-- start of Stored data --

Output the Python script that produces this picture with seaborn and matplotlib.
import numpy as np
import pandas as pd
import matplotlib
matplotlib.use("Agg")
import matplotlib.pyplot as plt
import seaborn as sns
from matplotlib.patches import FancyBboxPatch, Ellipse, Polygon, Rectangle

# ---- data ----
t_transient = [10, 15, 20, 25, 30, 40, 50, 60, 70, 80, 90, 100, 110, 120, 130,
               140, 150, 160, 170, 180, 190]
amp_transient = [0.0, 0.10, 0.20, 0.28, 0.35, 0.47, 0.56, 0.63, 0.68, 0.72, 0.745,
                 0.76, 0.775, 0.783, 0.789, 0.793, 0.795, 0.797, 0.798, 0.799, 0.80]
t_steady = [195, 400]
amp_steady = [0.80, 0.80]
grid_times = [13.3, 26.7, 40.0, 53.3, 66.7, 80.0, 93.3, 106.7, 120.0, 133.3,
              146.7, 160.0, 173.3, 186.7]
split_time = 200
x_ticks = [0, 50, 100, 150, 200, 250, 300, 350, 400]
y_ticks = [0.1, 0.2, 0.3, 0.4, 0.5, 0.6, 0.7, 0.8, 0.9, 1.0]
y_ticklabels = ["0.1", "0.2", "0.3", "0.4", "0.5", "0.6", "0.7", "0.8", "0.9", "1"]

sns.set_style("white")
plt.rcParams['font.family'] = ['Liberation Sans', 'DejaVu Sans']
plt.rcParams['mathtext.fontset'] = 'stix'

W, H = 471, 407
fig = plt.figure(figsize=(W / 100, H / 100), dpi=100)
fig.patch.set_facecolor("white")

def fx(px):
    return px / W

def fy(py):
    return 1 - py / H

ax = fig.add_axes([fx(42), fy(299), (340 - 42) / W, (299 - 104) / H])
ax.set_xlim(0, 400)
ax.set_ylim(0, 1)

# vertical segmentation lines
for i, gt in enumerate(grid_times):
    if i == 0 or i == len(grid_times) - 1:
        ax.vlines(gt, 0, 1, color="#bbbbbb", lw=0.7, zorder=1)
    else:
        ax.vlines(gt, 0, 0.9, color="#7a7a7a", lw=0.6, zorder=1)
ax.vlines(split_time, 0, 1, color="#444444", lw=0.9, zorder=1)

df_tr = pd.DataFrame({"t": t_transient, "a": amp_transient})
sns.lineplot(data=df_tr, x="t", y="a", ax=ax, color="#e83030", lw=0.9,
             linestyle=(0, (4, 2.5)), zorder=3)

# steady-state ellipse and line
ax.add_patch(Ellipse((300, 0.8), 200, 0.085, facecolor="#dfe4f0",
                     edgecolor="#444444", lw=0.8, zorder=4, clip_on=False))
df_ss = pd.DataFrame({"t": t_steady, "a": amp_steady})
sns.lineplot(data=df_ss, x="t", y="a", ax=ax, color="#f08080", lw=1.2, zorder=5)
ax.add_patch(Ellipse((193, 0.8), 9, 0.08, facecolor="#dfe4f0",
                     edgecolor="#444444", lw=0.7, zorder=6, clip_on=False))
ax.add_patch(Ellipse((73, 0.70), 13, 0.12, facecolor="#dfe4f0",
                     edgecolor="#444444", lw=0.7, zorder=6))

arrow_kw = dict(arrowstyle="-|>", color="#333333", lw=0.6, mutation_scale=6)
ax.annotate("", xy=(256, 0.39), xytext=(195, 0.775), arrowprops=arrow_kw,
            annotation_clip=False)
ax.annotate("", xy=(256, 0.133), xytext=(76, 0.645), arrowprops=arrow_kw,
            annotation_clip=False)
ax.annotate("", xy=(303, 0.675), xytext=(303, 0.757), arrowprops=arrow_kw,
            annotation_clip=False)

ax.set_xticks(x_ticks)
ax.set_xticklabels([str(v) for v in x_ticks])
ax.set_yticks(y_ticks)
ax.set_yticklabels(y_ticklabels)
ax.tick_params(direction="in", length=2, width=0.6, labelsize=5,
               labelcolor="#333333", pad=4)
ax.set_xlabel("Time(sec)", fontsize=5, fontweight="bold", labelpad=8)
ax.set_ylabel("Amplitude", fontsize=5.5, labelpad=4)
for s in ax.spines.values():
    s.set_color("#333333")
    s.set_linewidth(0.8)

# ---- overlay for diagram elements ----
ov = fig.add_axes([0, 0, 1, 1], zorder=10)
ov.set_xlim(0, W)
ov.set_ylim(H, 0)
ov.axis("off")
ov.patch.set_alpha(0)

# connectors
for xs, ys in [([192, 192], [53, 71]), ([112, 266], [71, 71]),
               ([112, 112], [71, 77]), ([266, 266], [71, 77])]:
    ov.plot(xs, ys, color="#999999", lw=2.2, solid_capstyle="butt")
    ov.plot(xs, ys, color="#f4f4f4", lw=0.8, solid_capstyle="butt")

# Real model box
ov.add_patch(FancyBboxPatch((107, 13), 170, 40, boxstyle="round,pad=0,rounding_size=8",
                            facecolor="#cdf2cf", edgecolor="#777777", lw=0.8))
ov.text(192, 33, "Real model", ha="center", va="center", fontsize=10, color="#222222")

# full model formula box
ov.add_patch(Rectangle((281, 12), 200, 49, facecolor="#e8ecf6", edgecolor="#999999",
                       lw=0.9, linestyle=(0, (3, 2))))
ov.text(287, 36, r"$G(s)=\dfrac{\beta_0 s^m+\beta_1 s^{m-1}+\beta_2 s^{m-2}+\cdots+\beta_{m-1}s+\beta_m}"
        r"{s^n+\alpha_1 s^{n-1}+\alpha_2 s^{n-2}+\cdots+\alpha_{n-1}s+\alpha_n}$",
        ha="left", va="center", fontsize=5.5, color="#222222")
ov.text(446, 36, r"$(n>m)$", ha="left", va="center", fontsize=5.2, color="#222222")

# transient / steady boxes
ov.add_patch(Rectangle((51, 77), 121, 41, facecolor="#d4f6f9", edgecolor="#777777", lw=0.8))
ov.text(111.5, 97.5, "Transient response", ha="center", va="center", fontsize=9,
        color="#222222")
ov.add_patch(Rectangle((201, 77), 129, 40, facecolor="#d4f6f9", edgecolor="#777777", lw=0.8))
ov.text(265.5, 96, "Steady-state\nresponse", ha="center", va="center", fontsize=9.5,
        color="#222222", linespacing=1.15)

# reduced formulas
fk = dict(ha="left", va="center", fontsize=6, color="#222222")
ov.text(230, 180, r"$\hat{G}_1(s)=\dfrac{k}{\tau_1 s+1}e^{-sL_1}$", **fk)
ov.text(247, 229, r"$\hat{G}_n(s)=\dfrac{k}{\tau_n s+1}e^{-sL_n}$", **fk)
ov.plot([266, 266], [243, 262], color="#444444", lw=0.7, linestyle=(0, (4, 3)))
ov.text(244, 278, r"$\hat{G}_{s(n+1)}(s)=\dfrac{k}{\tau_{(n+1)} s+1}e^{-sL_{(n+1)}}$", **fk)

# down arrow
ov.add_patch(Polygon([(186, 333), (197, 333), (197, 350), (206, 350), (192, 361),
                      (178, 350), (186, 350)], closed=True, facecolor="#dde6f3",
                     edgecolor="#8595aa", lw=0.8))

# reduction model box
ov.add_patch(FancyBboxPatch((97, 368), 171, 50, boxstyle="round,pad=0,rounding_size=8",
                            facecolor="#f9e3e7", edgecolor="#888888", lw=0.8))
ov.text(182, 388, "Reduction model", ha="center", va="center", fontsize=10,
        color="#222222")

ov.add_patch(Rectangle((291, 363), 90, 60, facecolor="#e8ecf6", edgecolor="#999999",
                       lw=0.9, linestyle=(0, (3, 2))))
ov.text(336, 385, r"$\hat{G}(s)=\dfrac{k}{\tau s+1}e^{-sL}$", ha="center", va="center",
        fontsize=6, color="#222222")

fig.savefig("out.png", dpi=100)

-- end of Stored data --

What you are asked to do.
Repeat the material in full, exactly as it stands.

Result of the task.
Output the Python script that produces this picture with seaborn and matplotlib.
import numpy as np
import pandas as pd
import matplotlib
matplotlib.use("Agg")
import matplotlib.pyplot as plt
import seaborn as sns
from matplotlib.patches import FancyBboxPatch, Ellipse, Polygon, Rectangle

# ---- data ----
t_transient = [10, 15, 20, 25, 30, 40, 50, 60, 70, 80, 90, 100, 110, 120, 130,
               140, 150, 160, 170, 180, 190]
amp_transient = [0.0, 0.10, 0.20, 0.28, 0.35, 0.47, 0.56, 0.63, 0.68, 0.72, 0.745,
                 0.76, 0.775, 0.783, 0.789, 0.793, 0.795, 0.797, 0.798, 0.799, 0.80]
t_steady = [195, 400]
amp_steady = [0.80, 0.80]
grid_times = [13.3, 26.7, 40.0, 53.3, 66.7, 80.0, 93.3, 106.7, 120.0, 133.3,
              146.7, 160.0, 173.3, 186.7]
split_time = 200
x_ticks = [0, 50, 100, 150, 200, 250, 300, 350, 400]
y_ticks = [0.1, 0.2, 0.3, 0.4, 0.5, 0.6, 0.7, 0.8, 0.9, 1.0]
y_ticklabels = ["0.1", "0.2", "0.3", "0.4", "0.5", "0.6", "0.7", "0.8", "0.9", "1"]

sns.set_style("white")
plt.rcParams['font.family'] = ['Liberation Sans', 'DejaVu Sans']
plt.rcParams['mathtext.fontset'] = 'stix'

W, H = 471, 407
fig = plt.figure(figsize=(W / 100, H / 100), dpi=100)
fig.patch.set_facecolor("white")

def fx(px):
    return px / W

def fy(py):
    return 1 - py / H

ax = fig.add_axes([fx(42), fy(299), (340 - 42) / W, (299 - 104) / H])
ax.set_xlim(0, 400)
ax.set_ylim(0, 1)

# vertical segmentation lines
for i, gt in enumerate(grid_times):
    if i == 0 or i == len(grid_times) - 1:
        ax.vlines(gt, 0, 1, color="#bbbbbb", lw=0.7, zorder=1)
    else:
        ax.vlines(gt, 0, 0.9, color="#7a7a7a", lw=0.6, zorder=1)
ax.vlines(split_time, 0, 1, color="#444444", lw=0.9, zorder=1)

df_tr = pd.DataFrame({"t": t_transient, "a": amp_transient})
sns.lineplot(data=df_tr, x="t", y="a", ax=ax, color="#e83030", lw=0.9,
             linestyle=(0, (4, 2.5)), zorder=3)

# steady-state ellipse and line
ax.add_patch(Ellipse((300, 0.8), 200, 0.085, facecolor="#dfe4f0",
                     edgecolor="#444444", lw=0.8, zorder=4, clip_on=False))
df_ss = pd.DataFrame({"t": t_steady, "a": amp_steady})
sns.lineplot(data=df_ss, x="t", y="a", ax=ax, color="#f08080", lw=1.2, zorder=5)
ax.add_patch(Ellipse((193, 0.8), 9, 0.08, facecolor="#dfe4f0",
                     edgecolor="#444444", lw=0.7, zorder=6, clip_on=False))
ax.add_patch(Ellipse((73, 0.70), 13, 0.12, facecolor="#dfe4f0",
                     edgecolor="#444444", lw=0.7, zorder=6))

arrow_kw = dict(arrowstyle="-|>", color="#333333", lw=0.6, mutation_scale=6)
ax.annotate("", xy=(256, 0.39), xytext=(195, 0.775), arrowprops=arrow_kw,
            annotation_clip=False)
ax.annotate("", xy=(256, 0.133), xytext=(76, 0.645), arrowprops=arrow_kw,
            annotation_clip=False)
ax.annotate("", xy=(303, 0.675), xytext=(303, 0.757), arrowprops=arrow_kw,
            annotation_clip=False)

ax.set_xticks(x_ticks)
ax.set_xticklabels([str(v) for v in x_ticks])
ax.set_yticks(y_ticks)
ax.set_yticklabels(y_ticklabels)
ax.tick_params(direction="in", length=2, width=0.6, labelsize=5,
               labelcolor="#333333", pad=4)
ax.set_xlabel("Time(sec)", fontsize=5, fontweight="bold", labelpad=8)
ax.set_ylabel("Amplitude", fontsize=5.5, labelpad=4)
for s in ax.spines.values():
    s.set_color("#333333")
    s.set_linewidth(0.8)

# ---- overlay for diagram elements ----
ov = fig.add_axes([0, 0, 1, 1], zorder=10)
ov.set_xlim(0, W)
ov.set_ylim(H, 0)
ov.axis("off")
ov.patch.set_alpha(0)

# connectors
for xs, ys in [([192, 192], [53, 71]), ([112, 266], [71, 71]),
               ([112, 112], [71, 77]), ([266, 266], [71, 77])]:
    ov.plot(xs, ys, color="#999999", lw=2.2, solid_capstyle="butt")
    ov.plot(xs, ys, color="#f4f4f4", lw=0.8, solid_capstyle="butt")

# Real model box
ov.add_patch(FancyBboxPatch((107, 13), 170, 40, boxstyle="round,pad=0,rounding_size=8",
                            facecolor="#cdf2cf", edgecolor="#777777", lw=0.8))
ov.text(192, 33, "Real model", ha="center", va="center", fontsize=10, color="#222222")

# full model formula box
ov.add_patch(Rectangle((281, 12), 200, 49, facecolor="#e8ecf6", edgecolor="#999999",
                       lw=0.9, linestyle=(0, (3, 2))))
ov.text(287, 36, r"$G(s)=\dfrac{\beta_0 s^m+\beta_1 s^{m-1}+\beta_2 s^{m-2}+\cdots+\beta_{m-1}s+\beta_m}"
        r"{s^n+\alpha_1 s^{n-1}+\alpha_2 s^{n-2}+\cdots+\alpha_{n-1}s+\alpha_n}$",
        ha="left", va="center", fontsize=5.5, color="#222222")
ov.text(446, 36, r"$(n>m)$", ha="left", va="center", fontsize=5.2, color="#222222")

# transient / steady boxes
ov.add_patch(Rectangle((51, 77), 121, 41, facecolor="#d4f6f9", edgecolor="#777777", lw=0.8))
ov.text(111.5, 97.5, "Transient response", ha="center", va="center", fontsize=9,
        color="#222222")
ov.add_patch(Rectangle((201, 77), 129, 40, facecolor="#d4f6f9", edgecolor="#777777", lw=0.8))
ov.text(265.5, 96, "Steady-state\nresponse", ha="center", va="center", fontsize=9.5,
        color="#222222", linespacing=1.15)

# reduced formulas
fk = dict(ha="left", va="center", fontsize=6, color="#222222")
ov.text(230, 180, r"$\hat{G}_1(s)=\dfrac{k}{\tau_1 s+1}e^{-sL_1}$", **fk)
ov.text(247, 229, r"$\hat{G}_n(s)=\dfrac{k}{\tau_n s+1}e^{-sL_n}$", **fk)
ov.plot([266, 266], [243, 262], color="#444444", lw=0.7, linestyle=(0, (4, 3)))
ov.text(244, 278, r"$\hat{G}_{s(n+1)}(s)=\dfrac{k}{\tau_{(n+1)} s+1}e^{-sL_{(n+1)}}$", **fk)

# down arrow
ov.add_patch(Polygon([(186, 333), (197, 333), (197, 350), (206, 350), (192, 361),
                      (178, 350), (186, 350)], closed=True, facecolor="#dde6f3",
                     edgecolor="#8595aa", lw=0.8))

# reduction model box
ov.add_patch(FancyBboxPatch((97, 368), 171, 50, boxstyle="round,pad=0,rounding_size=8",
                            facecolor="#f9e3e7", edgecolor="#888888", lw=0.8))
ov.text(182, 388, "Reduction model", ha="center", va="center", fontsize=10,
        color="#222222")

ov.add_patch(Rectangle((291, 363), 90, 60, facecolor="#e8ecf6", edgecolor="#999999",
                       lw=0.9, linestyle=(0, (3, 2))))
ov.text(336, 385, r"$\hat{G}(s)=\dfrac{k}{\tau s+1}e^{-sL}$", ha="center", va="center",
        fontsize=6, color="#222222")

fig.savefig("out.png", dpi=100)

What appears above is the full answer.